Unfortunately, some of who they are is also shaped by the historical traumas Native Americans endured during attempts to strip those traditions from them. Among the tragedies, Dr. Jackson says, happened throughout the late 1800s and well into the 1900s, when youths were taken from their families and forced into boarding schools, where their hair was cut and they were forbidden to speak their languages.

“That’s what really halted our language during that time,” he says. “We struggle today to revitalize our language.”

A Feeling of Personal and Native Pride

Dr. Jackson says that reclaiming their languages, traditions and ceremonies are key to improving wellness in Native American communities and overcoming the many challenges it faces, including disparities in cancer and diabetes, and drug and other substance use.

“A lot of folks are struggling with wellness and being sober,” he says. “So we get a person to feel proud again about who they are, and that begins their healing journey pretty well.”

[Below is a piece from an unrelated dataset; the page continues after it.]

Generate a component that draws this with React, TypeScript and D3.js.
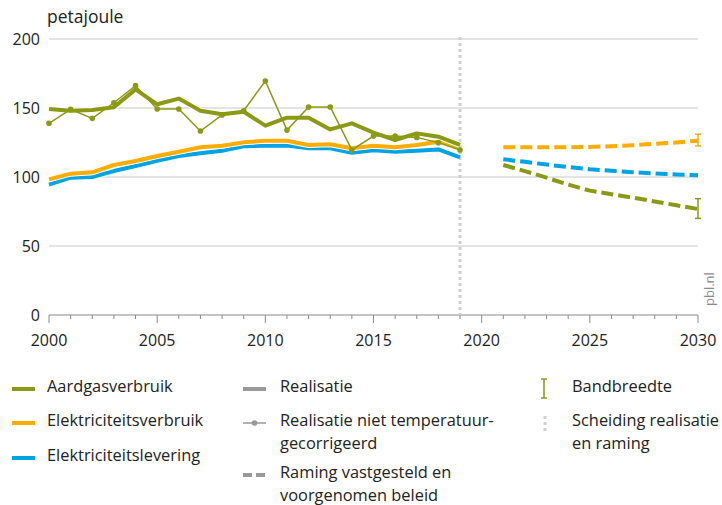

Supporting people on their journeys has been a life mission for Dr. Jackson, who grew up in Milwaukee before moving to the Lac Du Flambeau Reservation in northern Wisconsin as a troubled high schooler.

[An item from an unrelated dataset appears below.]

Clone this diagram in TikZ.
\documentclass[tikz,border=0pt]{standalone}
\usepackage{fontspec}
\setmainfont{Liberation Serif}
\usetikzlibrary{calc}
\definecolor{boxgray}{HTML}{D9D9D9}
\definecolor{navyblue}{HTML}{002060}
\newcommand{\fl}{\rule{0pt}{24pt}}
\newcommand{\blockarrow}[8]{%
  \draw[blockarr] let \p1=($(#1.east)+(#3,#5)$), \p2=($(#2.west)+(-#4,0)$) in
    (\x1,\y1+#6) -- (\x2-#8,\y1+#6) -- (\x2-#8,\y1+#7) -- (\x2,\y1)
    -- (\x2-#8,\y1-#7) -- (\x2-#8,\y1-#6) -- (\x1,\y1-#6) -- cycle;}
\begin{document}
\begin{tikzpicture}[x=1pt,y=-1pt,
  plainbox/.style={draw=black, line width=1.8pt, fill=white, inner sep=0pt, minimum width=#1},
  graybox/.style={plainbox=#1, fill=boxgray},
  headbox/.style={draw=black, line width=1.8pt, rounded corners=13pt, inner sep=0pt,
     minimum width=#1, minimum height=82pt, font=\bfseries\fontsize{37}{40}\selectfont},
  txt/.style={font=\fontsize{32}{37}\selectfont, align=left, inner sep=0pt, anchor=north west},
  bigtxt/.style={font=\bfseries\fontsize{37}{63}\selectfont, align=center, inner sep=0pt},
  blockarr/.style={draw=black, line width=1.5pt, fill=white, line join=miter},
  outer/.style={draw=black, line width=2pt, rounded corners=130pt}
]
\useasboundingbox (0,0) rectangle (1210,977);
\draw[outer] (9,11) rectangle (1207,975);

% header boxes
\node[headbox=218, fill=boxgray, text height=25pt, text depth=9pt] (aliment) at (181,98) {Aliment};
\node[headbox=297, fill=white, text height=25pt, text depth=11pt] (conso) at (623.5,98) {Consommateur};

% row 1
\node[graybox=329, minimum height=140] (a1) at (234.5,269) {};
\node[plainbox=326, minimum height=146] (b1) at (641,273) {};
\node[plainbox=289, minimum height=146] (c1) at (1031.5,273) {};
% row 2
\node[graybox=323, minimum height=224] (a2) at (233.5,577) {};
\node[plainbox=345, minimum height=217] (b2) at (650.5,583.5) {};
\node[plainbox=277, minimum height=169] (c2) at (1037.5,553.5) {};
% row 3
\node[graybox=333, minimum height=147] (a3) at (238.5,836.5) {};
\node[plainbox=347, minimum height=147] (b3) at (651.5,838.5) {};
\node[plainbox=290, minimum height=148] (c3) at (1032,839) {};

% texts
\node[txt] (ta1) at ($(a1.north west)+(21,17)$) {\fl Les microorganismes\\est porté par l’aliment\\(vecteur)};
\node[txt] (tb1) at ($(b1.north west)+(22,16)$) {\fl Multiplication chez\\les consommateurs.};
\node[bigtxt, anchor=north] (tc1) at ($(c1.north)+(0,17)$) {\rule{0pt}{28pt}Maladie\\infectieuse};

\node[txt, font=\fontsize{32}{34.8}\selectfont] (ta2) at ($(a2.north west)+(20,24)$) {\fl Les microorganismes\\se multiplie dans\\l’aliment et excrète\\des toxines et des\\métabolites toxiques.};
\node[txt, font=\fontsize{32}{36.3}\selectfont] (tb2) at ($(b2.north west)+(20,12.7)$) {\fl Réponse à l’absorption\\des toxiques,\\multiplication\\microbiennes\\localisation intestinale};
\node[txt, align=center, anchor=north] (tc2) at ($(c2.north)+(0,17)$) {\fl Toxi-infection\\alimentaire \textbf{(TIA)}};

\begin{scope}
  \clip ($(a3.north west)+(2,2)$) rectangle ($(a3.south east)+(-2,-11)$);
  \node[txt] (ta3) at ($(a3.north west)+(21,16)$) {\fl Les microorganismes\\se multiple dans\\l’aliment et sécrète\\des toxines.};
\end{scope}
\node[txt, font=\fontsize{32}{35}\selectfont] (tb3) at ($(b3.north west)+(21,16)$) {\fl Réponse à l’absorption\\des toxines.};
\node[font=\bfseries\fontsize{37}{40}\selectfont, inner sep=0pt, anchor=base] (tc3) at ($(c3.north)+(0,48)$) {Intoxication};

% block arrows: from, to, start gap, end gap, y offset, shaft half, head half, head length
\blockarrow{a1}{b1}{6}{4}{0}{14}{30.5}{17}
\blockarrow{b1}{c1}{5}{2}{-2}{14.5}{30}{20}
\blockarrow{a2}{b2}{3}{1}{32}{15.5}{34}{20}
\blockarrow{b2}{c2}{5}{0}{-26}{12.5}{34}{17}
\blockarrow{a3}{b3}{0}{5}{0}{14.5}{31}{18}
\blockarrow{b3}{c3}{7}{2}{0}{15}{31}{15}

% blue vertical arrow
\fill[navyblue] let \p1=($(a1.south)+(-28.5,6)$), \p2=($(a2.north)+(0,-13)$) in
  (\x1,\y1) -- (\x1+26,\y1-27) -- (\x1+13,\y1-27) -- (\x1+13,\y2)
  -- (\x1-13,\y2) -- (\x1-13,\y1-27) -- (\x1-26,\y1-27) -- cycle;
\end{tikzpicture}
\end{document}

He credits his grandfather, Joseph Jackson, Sr., who retired after working in the automobile manufacturing industry for 35 years, and father, Dr. Alton Sonny Smart, a professor and Vietnam veteran who speaks fluent Ojibwe, for helping him turn his life around and motivating him to follow the path of education and culture — his two journeys.

Engaging Native Youth

He’s filled many different roles along that journey, including working with youth and families at the Boys and Girls Clubs, with 15-and 16-year-old juveniles at the Woodland Hills Correctional Facility, and with participants of the Family Circle Program in Lac Du Flambeau, and by helping develop the American Indian Science Scholar Program at UW-Milwaukee, which serves students interested in health and science.

“I open their eyes to on-campus experiences, to careers they never even thought of,” says Dr. Jackson, who plans to help develop a similar pathway program for high school students at MCW.

He’s also recently led immersion work that brings non-Native Americans into the reservation for a tour of the community, to meet tribal elders, and experience a powwow at the Indian Bowl.

“It’s about providing opportunities to know our neighbors so we can function and get along,” he shares.

Community-Based Participatory Research

Another major component of Dr. Jackson’s journey has been conducting community-based participatory research as part of the Great Lakes Native American Research Center for Health (GLNARCH) Community Scientific Advisory Committee. Conducting research with Native American communities can be a challenge in a community that is understandably skeptical about being studied.

“How’s it going to benefit our communities?” Dr. Jackson asks. “We’re not just numbers; we want people to be helped.”

Dr. Jackson says a key to research with Native Americans is earning trust and sharing stories.

“You have to sit down with them, take the time, maybe have a meal with them, share some tobacco,” he says. “Not just a one time shot, there’s some follow up to it; that goes a long way with Indian people.”

Dr. Jackson also finds it crucial to collect stories from elders to share with young people as a way of supporting cultural connections.

“We connect them with who they are, their ancestors,” he says. “It’s really the core for anybody for that matter.”

Dr. Jackson views his new role at MCW, which began at the beginning of 2023, as an opportunity to elevate the work he’s done in Indian Country for more than 25 years. It’s also a chance to help more Indigenous communities understand how vital it is to return to traditional values as Native Americans as a way to improve wellness.

“Our values are glossed over at times. It’s about the American Dream,” he says. “The more you get, the more important you are. It’s the opposite with Indian people. If you are sharing and elders see you sharing, that’s what it’s all about.”